- **EXERCISE INSTRUCTIONS**:
Repeat the material verbatim. Images are excluded from the copy.
:: INFORMATION PROVIDED
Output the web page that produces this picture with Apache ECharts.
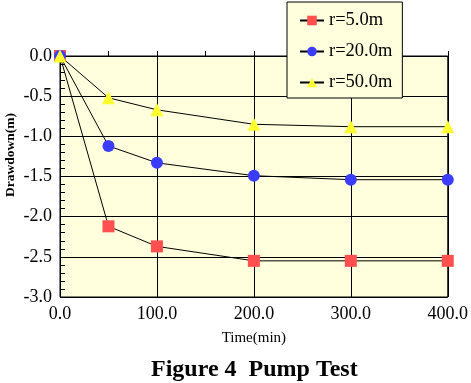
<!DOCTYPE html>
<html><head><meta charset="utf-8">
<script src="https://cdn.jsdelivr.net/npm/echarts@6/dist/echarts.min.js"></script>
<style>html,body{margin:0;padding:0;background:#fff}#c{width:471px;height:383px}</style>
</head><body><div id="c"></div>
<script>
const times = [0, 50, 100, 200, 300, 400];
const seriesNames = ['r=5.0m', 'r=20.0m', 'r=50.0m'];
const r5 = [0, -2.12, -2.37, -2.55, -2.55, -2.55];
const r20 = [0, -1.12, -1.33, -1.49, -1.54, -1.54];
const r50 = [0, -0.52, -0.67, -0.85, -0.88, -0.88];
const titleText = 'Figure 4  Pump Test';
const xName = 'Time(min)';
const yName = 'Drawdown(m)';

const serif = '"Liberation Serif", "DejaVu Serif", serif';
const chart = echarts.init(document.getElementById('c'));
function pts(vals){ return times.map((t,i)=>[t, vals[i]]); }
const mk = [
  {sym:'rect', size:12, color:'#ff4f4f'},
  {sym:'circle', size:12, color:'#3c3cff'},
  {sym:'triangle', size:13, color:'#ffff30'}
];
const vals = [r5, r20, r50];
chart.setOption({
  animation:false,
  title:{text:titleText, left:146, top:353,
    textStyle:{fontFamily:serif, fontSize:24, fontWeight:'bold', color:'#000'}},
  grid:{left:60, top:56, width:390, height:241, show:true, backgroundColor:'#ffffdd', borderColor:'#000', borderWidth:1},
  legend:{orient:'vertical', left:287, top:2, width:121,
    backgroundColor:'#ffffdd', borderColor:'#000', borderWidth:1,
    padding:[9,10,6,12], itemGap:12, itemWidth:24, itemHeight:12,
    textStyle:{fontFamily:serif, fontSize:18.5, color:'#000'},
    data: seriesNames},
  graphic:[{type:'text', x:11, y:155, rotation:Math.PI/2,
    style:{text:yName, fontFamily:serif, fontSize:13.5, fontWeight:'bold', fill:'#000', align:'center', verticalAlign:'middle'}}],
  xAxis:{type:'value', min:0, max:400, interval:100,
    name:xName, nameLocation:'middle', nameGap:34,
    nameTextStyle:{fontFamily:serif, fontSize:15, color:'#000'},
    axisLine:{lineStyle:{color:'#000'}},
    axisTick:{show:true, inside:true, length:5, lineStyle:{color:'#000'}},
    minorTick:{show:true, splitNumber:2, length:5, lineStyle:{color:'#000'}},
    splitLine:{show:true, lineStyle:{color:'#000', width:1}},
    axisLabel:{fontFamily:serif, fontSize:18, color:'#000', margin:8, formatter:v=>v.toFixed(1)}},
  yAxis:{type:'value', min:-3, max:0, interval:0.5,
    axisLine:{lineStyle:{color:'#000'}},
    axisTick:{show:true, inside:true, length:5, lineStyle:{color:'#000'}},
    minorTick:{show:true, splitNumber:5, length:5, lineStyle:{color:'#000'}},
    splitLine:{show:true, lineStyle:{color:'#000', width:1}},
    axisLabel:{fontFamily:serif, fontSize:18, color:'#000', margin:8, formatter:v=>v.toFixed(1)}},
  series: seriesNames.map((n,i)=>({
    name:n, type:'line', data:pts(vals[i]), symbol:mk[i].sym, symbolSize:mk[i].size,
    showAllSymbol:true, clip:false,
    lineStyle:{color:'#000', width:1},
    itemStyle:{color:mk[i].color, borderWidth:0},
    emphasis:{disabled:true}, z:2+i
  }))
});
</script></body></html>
::::
- **ANSWER TO THIS EXERCISE**:
Output the web page that produces this picture with Apache ECharts.
<!DOCTYPE html>
<html><head><meta charset="utf-8">
<script src="https://cdn.jsdelivr.net/npm/echarts@6/dist/echarts.min.js"></script>
<style>html,body{margin:0;padding:0;background:#fff}#c{width:471px;height:383px}</style>
</head><body><div id="c"></div>
<script>
const times = [0, 50, 100, 200, 300, 400];
const seriesNames = ['r=5.0m', 'r=20.0m', 'r=50.0m'];
const r5 = [0, -2.12, -2.37, -2.55, -2.55, -2.55];
const r20 = [0, -1.12, -1.33, -1.49, -1.54, -1.54];
const r50 = [0, -0.52, -0.67, -0.85, -0.88, -0.88];
const titleText = 'Figure 4  Pump Test';
const xName = 'Time(min)';
const yName = 'Drawdown(m)';

const serif = '"Liberation Serif", "DejaVu Serif", serif';
const chart = echarts.init(document.getElementById('c'));
function pts(vals){ return times.map((t,i)=>[t, vals[i]]); }
const mk = [
  {sym:'rect', size:12, color:'#ff4f4f'},
  {sym:'circle', size:12, color:'#3c3cff'},
  {sym:'triangle', size:13, color:'#ffff30'}
];
const vals = [r5, r20, r50];
chart.setOption({
  animation:false,
  title:{text:titleText, left:146, top:353,
    textStyle:{fontFamily:serif, fontSize:24, fontWeight:'bold', color:'#000'}},
  grid:{left:60, top:56, width:390, height:241, show:true, backgroundColor:'#ffffdd', borderColor:'#000', borderWidth:1},
  legend:{orient:'vertical', left:287, top:2, width:121,
    backgroundColor:'#ffffdd', borderColor:'#000', borderWidth:1,
    padding:[9,10,6,12], itemGap:12, itemWidth:24, itemHeight:12,
    textStyle:{fontFamily:serif, fontSize:18.5, color:'#000'},
    data: seriesNames},
  graphic:[{type:'text', x:11, y:155, rotation:Math.PI/2,
    style:{text:yName, fontFamily:serif, fontSize:13.5, fontWeight:'bold', fill:'#000', align:'center', verticalAlign:'middle'}}],
  xAxis:{type:'value', min:0, max:400, interval:100,
    name:xName, nameLocation:'middle', nameGap:34,
    nameTextStyle:{fontFamily:serif, fontSize:15, color:'#000'},
    axisLine:{lineStyle:{color:'#000'}},
    axisTick:{show:true, inside:true, length:5, lineStyle:{color:'#000'}},
    minorTick:{show:true, splitNumber:2, length:5, lineStyle:{color:'#000'}},
    splitLine:{show:true, lineStyle:{color:'#000', width:1}},
    axisLabel:{fontFamily:serif, fontSize:18, color:'#000', margin:8, formatter:v=>v.toFixed(1)}},
  yAxis:{type:'value', min:-3, max:0, interval:0.5,
    axisLine:{lineStyle:{color:'#000'}},
    axisTick:{show:true, inside:true, length:5, lineStyle:{color:'#000'}},
    minorTick:{show:true, splitNumber:5, length:5, lineStyle:{color:'#000'}},
    splitLine:{show:true, lineStyle:{color:'#000', width:1}},
    axisLabel:{fontFamily:serif, fontSize:18, color:'#000', margin:8, formatter:v=>v.toFixed(1)}},
  series: seriesNames.map((n,i)=>({
    name:n, type:'line', data:pts(vals[i]), symbol:mk[i].sym, symbolSize:mk[i].size,
    showAllSymbol:true, clip:false,
    lineStyle:{color:'#000', width:1},
    itemStyle:{color:mk[i].color, borderWidth:0},
    emphasis:{disabled:true}, z:2+i
  }))
});
</script></body></html>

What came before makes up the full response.